# Work to complete:
Word for word, copy all the data and drop the pictures.

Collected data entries

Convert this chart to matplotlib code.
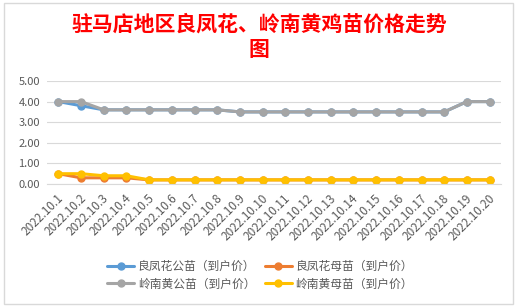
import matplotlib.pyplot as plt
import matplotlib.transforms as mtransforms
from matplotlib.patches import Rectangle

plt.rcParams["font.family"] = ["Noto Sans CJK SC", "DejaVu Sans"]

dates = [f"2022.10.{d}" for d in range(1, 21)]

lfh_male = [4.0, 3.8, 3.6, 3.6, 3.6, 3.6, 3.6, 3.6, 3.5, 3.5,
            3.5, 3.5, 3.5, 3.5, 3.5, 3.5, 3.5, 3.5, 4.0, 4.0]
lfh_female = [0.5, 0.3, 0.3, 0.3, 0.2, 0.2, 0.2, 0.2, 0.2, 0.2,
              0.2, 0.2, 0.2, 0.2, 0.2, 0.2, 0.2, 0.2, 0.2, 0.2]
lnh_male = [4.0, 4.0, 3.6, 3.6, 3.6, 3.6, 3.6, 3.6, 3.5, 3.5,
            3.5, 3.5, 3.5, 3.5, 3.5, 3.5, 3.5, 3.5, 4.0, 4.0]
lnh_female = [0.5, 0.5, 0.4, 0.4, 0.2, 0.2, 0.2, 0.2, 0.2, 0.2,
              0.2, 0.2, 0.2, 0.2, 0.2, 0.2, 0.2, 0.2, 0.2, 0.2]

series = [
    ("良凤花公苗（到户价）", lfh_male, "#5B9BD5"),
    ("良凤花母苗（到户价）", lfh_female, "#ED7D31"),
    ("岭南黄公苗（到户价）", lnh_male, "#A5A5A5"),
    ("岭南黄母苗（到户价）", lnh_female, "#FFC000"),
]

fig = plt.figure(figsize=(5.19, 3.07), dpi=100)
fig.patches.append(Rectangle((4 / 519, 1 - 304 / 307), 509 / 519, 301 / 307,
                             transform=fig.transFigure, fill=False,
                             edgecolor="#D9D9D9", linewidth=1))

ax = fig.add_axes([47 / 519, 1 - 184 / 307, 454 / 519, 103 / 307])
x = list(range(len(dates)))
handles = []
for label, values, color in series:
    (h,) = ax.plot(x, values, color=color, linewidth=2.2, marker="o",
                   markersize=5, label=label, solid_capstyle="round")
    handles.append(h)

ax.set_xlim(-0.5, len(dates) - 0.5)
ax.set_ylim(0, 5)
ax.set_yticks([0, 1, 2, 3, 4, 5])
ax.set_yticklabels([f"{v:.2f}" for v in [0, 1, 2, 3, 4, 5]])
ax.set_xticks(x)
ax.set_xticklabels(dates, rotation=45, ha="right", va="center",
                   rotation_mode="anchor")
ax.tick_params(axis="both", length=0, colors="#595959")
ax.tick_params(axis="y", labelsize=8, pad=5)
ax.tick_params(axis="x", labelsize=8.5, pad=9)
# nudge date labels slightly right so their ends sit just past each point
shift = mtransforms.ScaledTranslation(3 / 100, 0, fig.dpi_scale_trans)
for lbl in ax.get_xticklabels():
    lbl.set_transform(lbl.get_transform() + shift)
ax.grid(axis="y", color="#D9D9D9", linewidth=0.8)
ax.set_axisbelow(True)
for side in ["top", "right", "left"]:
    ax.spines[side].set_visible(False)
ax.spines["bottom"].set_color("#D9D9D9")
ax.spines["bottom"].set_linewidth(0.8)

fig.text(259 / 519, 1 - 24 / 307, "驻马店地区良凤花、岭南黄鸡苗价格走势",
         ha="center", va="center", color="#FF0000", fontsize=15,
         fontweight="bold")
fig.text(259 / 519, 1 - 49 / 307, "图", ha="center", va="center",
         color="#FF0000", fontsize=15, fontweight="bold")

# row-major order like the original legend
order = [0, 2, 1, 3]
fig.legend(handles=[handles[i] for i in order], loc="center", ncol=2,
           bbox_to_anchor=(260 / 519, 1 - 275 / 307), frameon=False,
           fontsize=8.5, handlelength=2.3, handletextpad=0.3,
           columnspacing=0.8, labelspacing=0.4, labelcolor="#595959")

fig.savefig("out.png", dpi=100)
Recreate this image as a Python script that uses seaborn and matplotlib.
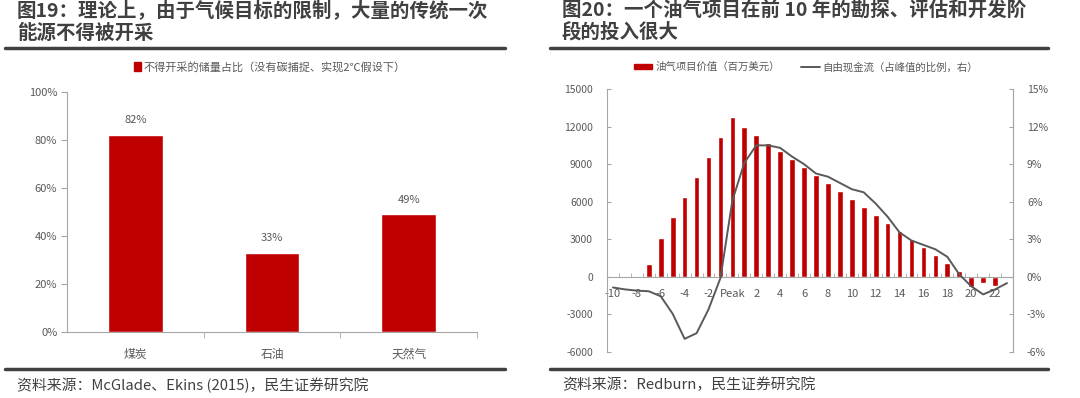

# Written solution:
Convert this chart to matplotlib code.
import matplotlib.pyplot as plt
import matplotlib.transforms as mtransforms
from matplotlib.patches import Rectangle

plt.rcParams["font.family"] = ["Noto Sans CJK SC", "DejaVu Sans"]

dates = [f"2022.10.{d}" for d in range(1, 21)]

lfh_male = [4.0, 3.8, 3.6, 3.6, 3.6, 3.6, 3.6, 3.6, 3.5, 3.5,
            3.5, 3.5, 3.5, 3.5, 3.5, 3.5, 3.5, 3.5, 4.0, 4.0]
lfh_female = [0.5, 0.3, 0.3, 0.3, 0.2, 0.2, 0.2, 0.2, 0.2, 0.2,
              0.2, 0.2, 0.2, 0.2, 0.2, 0.2, 0.2, 0.2, 0.2, 0.2]
lnh_male = [4.0, 4.0, 3.6, 3.6, 3.6, 3.6, 3.6, 3.6, 3.5, 3.5,
            3.5, 3.5, 3.5, 3.5, 3.5, 3.5, 3.5, 3.5, 4.0, 4.0]
lnh_female = [0.5, 0.5, 0.4, 0.4, 0.2, 0.2, 0.2, 0.2, 0.2, 0.2,
              0.2, 0.2, 0.2, 0.2, 0.2, 0.2, 0.2, 0.2, 0.2, 0.2]

series = [
    ("良凤花公苗（到户价）", lfh_male, "#5B9BD5"),
    ("良凤花母苗（到户价）", lfh_female, "#ED7D31"),
    ("岭南黄公苗（到户价）", lnh_male, "#A5A5A5"),
    ("岭南黄母苗（到户价）", lnh_female, "#FFC000"),
]

fig = plt.figure(figsize=(5.19, 3.07), dpi=100)
fig.patches.append(Rectangle((4 / 519, 1 - 304 / 307), 509 / 519, 301 / 307,
                             transform=fig.transFigure, fill=False,
                             edgecolor="#D9D9D9", linewidth=1))

ax = fig.add_axes([47 / 519, 1 - 184 / 307, 454 / 519, 103 / 307])
x = list(range(len(dates)))
handles = []
for label, values, color in series:
    (h,) = ax.plot(x, values, color=color, linewidth=2.2, marker="o",
                   markersize=5, label=label, solid_capstyle="round")
    handles.append(h)

ax.set_xlim(-0.5, len(dates) - 0.5)
ax.set_ylim(0, 5)
ax.set_yticks([0, 1, 2, 3, 4, 5])
ax.set_yticklabels([f"{v:.2f}" for v in [0, 1, 2, 3, 4, 5]])
ax.set_xticks(x)
ax.set_xticklabels(dates, rotation=45, ha="right", va="center",
                   rotation_mode="anchor")
ax.tick_params(axis="both", length=0, colors="#595959")
ax.tick_params(axis="y", labelsize=8, pad=5)
ax.tick_params(axis="x", labelsize=8.5, pad=9)
# nudge date labels slightly right so their ends sit just past each point
shift = mtransforms.ScaledTranslation(3 / 100, 0, fig.dpi_scale_trans)
for lbl in ax.get_xticklabels():
    lbl.set_transform(lbl.get_transform() + shift)
ax.grid(axis="y", color="#D9D9D9", linewidth=0.8)
ax.set_axisbelow(True)
for side in ["top", "right", "left"]:
    ax.spines[side].set_visible(False)
ax.spines["bottom"].set_color("#D9D9D9")
ax.spines["bottom"].set_linewidth(0.8)

fig.text(259 / 519, 1 - 24 / 307, "驻马店地区良凤花、岭南黄鸡苗价格走势",
         ha="center", va="center", color="#FF0000", fontsize=15,
         fontweight="bold")
fig.text(259 / 519, 1 - 49 / 307, "图", ha="center", va="center",
         color="#FF0000", fontsize=15, fontweight="bold")

# row-major order like the original legend
order = [0, 2, 1, 3]
fig.legend(handles=[handles[i] for i in order], loc="center", ncol=2,
           bbox_to_anchor=(260 / 519, 1 - 275 / 307), frameon=False,
           fontsize=8.5, handlelength=2.3, handletextpad=0.3,
           columnspacing=0.8, labelspacing=0.4, labelcolor="#595959")

fig.savefig("out.png", dpi=100)
Recreate this image as a Python script that uses seaborn and matplotlib.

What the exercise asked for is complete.